Arrestations arbitraires, torture et autres mauvais traitements
Depuis août 2021, plusieurs sources ont indiqué que des talibans avaient frappé et torturé des personnes afghanes, accusées d’avoir enfreint des décrets talibans ou d’avoir travaillé pour l’ancien gouvernement.
Des centaines de civil·e·s ont aussi été arrêté·e·s illégalement et violenté·e·s. Sahiba*, une manifestante, a déclaré à Amnesty International que son corps était couvert d’ecchymoses une fois que les talibans en avaient terminé avec elle. « Il n’y a eu ni tribunal, ni inculpation, ni procédure régulière. Nous avons été enlevées dans la rue et emprisonnées dans une prison privée pendant plusieurs jours durant lesquels nous n’avons pas pu contacter notre famille, un avocat ou tout autre représentant légal… Certaines des femmes et des filles qui étaient dans la même pièce que moi ne sont jamais revenues et aucune d’entre nous ne savait ce qui leur était arrivé. »
Exécutions extrajudiciaires et disparitions forcées
Les homicides motivés par la vengeance, les exécutions sommaires de combattants présumés de la résistance et d’autres crimes qui auraient été commis depuis la prise de pouvoir des talibans pourraient constituer des crimes de guerre.
Des centaines d’exécutions extrajudiciaires ont eu lieu, et des corps avec des blessures par balle et des marques de torture ont été retrouvés. Des dizaines de personnes prises pour cible en raison de leur collaboration avec le gouvernement précédent ou de leur implication présumée dans la résistance contre les talibans ont disparu, et on ignore toujours où elles se trouvent.
Persécution des minorités ethniques et religieuses
Dans les semaines qui ont suivi la prise de pouvoir des talibans, des sources ont indiqué que des personnes non pachtounes avaient été expulsées de force de leurs maisons et de leurs fermes afin que les talibans puissent récompenser leurs sympathisants en leur offrant des terres volées aux autres groupes, particulièrement aux personnes hazaras, turkmènes et ouzbeks.
Des expulsions ont été signalées dans tout le pays, notamment dans les provinces de Balkh, du Helmand, de Daikundi, de Kandahar et de l’Uruzgan, ce qui a augmenté le nombre déjà très élevé de personnes déplacées à l’intérieur du pays. En juin 2022, l’ONU a estimé que ce nombre avait dépassé les 820 000.
Le 30 août 2021, les talibans ont tué illégalement 13 Hazaras, dont une fille de 17 ans, dans la province de Daikundi.

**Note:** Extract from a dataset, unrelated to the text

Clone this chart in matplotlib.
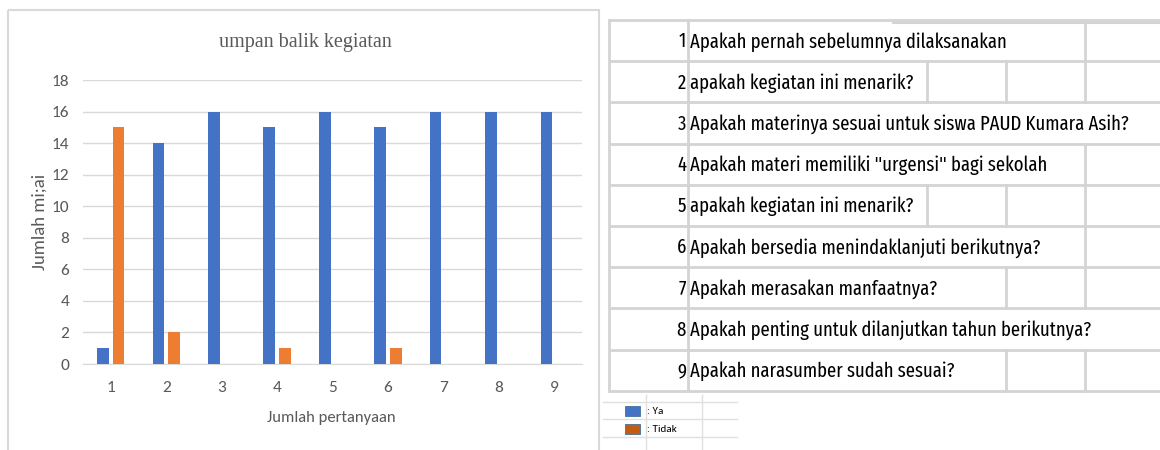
import matplotlib
matplotlib.use("Agg")
import matplotlib.pyplot as plt
from matplotlib.patches import Rectangle
import numpy as np

# --- data ---
categories = [1, 2, 3, 4, 5, 6, 7, 8, 9]
ya = [1, 14, 16, 15, 16, 15, 16, 16, 16]
tidak = [15, 2, 0, 1, 0, 1, 0, 0, 0]
questions = [
    "Apakah pernah sebelumnya dilaksanakan",
    "apakah kegiatan ini menarik?",
    "Apakah materinya sesuai untuk siswa PAUD Kumara Asih?",
    'Apakah materi memiliki "urgensi" bagi sekolah',
    "apakah kegiatan ini menarik?",
    "Apakah bersedia menindaklanjuti berikutnya?",
    "Apakah merasakan manfaatnya?",
    "Apakah penting untuk dilanjutkan tahun berikutnya?",
    "Apakah narasumber sudah sesuai?",
]
legend_labels = [": Ya", ": Tidak"]

SANS = ["Carlito", "Archivo Narrow", "DejaVu Sans"]
COND = ["Fira Sans Extra Condensed", "Asap Condensed", "Archivo Narrow", "Carlito", "DejaVu Sans"]
BLUE = "#4472C4"
ORANGE = "#ED7D31"
GRAY_TXT = "#595959"
GRID = "#d9d9d9"

W, H = 1160, 450
fig = plt.figure(figsize=(W / 100, H / 100), dpi=100)

# background axes in pixel coords (y down)
bg = fig.add_axes([0, 0, 1, 1])
bg.set_xlim(0, W)
bg.set_ylim(H, 0)
bg.axis("off")

# chart panel border
bg.add_patch(Rectangle((8, 10), 591, 445, fill=False, edgecolor="#d9d9d9", lw=1.5))

# --- bar chart ---
ax = fig.add_axes([83 / W, (H - 364) / H, 499 / W, 284 / H])
x = np.array(categories)
bw = 0.21
ax.bar(x - 0.14, ya, width=bw, color=BLUE, zorder=3)
ax.bar(x + 0.14, tidak, width=bw, color=ORANGE, zorder=3)
ax.set_xlim(0.5, 9.5)
ax.set_ylim(0, 18)
ax.set_yticks(range(0, 19, 2))
ax.set_xticks(categories)
ax.grid(axis="y", color=GRID, lw=1, zorder=0)
for s in ax.spines.values():
    s.set_visible(False)
ax.spines["bottom"].set_visible(True)
ax.spines["bottom"].set_color(GRID)
ax.tick_params(length=0, colors=GRAY_TXT, labelsize=12.5, pad=12)
ax.tick_params(axis="y", pad=10)
for lab in ax.get_xticklabels() + ax.get_yticklabels():
    lab.set_family(SANS)
ax.set_facecolor("none")

bg.text(305, 42, "umpan balik kegiatan", family=["Liberation Serif", "DejaVu Serif"],
        fontsize=14.5, color=GRAY_TXT, ha="center", va="center")
bg.text(40, 222, "Jumlah mi;ai", family=SANS, fontsize=13.5, color=GRAY_TXT,
        rotation=90, ha="center", va="center")
bg.text(331, 418, "Jumlah pertanyaan", family=SANS, fontsize=12, color=GRAY_TXT,
        ha="center", va="center")

# --- question table ---
TL = "#d4d4d4"
top, rh = 20, 41.2
col_x = [609, 688, 927, 1006, 1085]
n = len(questions)
bottom = top + rh * n
for i in range(n + 1):
    bg.plot([609, W], [top + rh * i] * 2, color=TL, lw=2, solid_capstyle="butt")
bg.plot([893, W], [top + 3, top + 3], color=TL, lw=1.5)
bg.plot([609, 609], [top, bottom], color=TL, lw=2)
bg.plot([688, 688], [top, bottom], color=TL, lw=2)

nums, texts = [], []
for i, q in enumerate(questions):
    yc = top + rh * (i + 0.5) + 1
    nums.append(bg.text(686, yc, str(categories[i]), family=COND, fontsize=20,
                        ha="right", va="center", color="black"))
    texts.append(bg.text(690, yc, q, family=COND, fontsize=20, ha="left",
                         va="center", color="black"))

# fit font size so the longest row ends where it does in the sheet (~1130 px)
fig.canvas.draw()
r = fig.canvas.get_renderer()
inv = bg.transData.inverted()
bb = texts[2].get_window_extent(r)
wpx = inv.transform((bb.x1, 0))[0] - inv.transform((bb.x0, 0))[0]
fs = 20 * 440 / wpx
for t in nums + texts:
    t.set_fontsize(fs)

fig.canvas.draw()
for i, t in enumerate(texts):
    bb = t.get_window_extent(r)
    xend = inv.transform((bb.x1, bb.y1))[0]
    y0, y1 = top + rh * i, top + rh * (i + 1)
    for cx in col_x[2:]:
        if xend < cx:
            bg.plot([cx, cx], [y0, y1], color=TL, lw=2)

# --- small legend ---
LL = "#e0e0e0"
for yy in [402, 419, 437]:
    bg.plot([603, 737], [yy, yy], color=LL, lw=1)
for xx in [646, 702]:
    bg.plot([xx, xx], [395, H], color=LL, lw=1)
leg_colors = [BLUE, "#C55A11"]
for i, (lab, c) in enumerate(zip(legend_labels, leg_colors)):
    yy = 411 + 18 * i
    bg.add_patch(Rectangle((625, yy - 5), 15, 10, facecolor=c, edgecolor="#41719c", lw=0.6))
    bg.text(647, yy, lab, family=SANS, fontsize=8, ha="left", va="center")

fig.savefig("out.png", dpi=100)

Restrictions imposées aux femmes et aux filles
Les femmes et les filles sont de plus en plus exposées à la violence. Elles sont parfois tuées pour punir les membres de leur famille. Lida, l’épouse d’un ancien membre des forces de sécurité afghanes, a été abattue par deux talibans armés à moto. La femme de 22 ans était enceinte de huit mois et a été tuée avec ses deux enfants âgés de deux et quatre ans.
Des dizaines de femmes ont été arrêtées et torturées pour avoir organisé des manifestations pacifiques pour revendiquer leurs droits, dans un contexte de restrictions croissantes qui les ont privées de leurs libertés.
Les talibans ont restreint le droit à l’éducation, ruinant l’avenir de millions de filles afghanes. Lorsque les établissements d’enseignement secondaire ont rouvert le 17 septembre 2021, les talibans ont interdit aux filles scolarisées au-delà de la sixième d’aller en classe, affirmant qu’il s’agissait d’une mesure temporaire, dans l’attente du recrutement de davantage d’enseignantes et de la mise en place de conditions « appropriées » pour une ségrégation de l’éducation fondée sur le genre. À ce jour, aucune de ces mesures n’a été mise en œuvre.
*Nom modifié pour des questions de sécurité.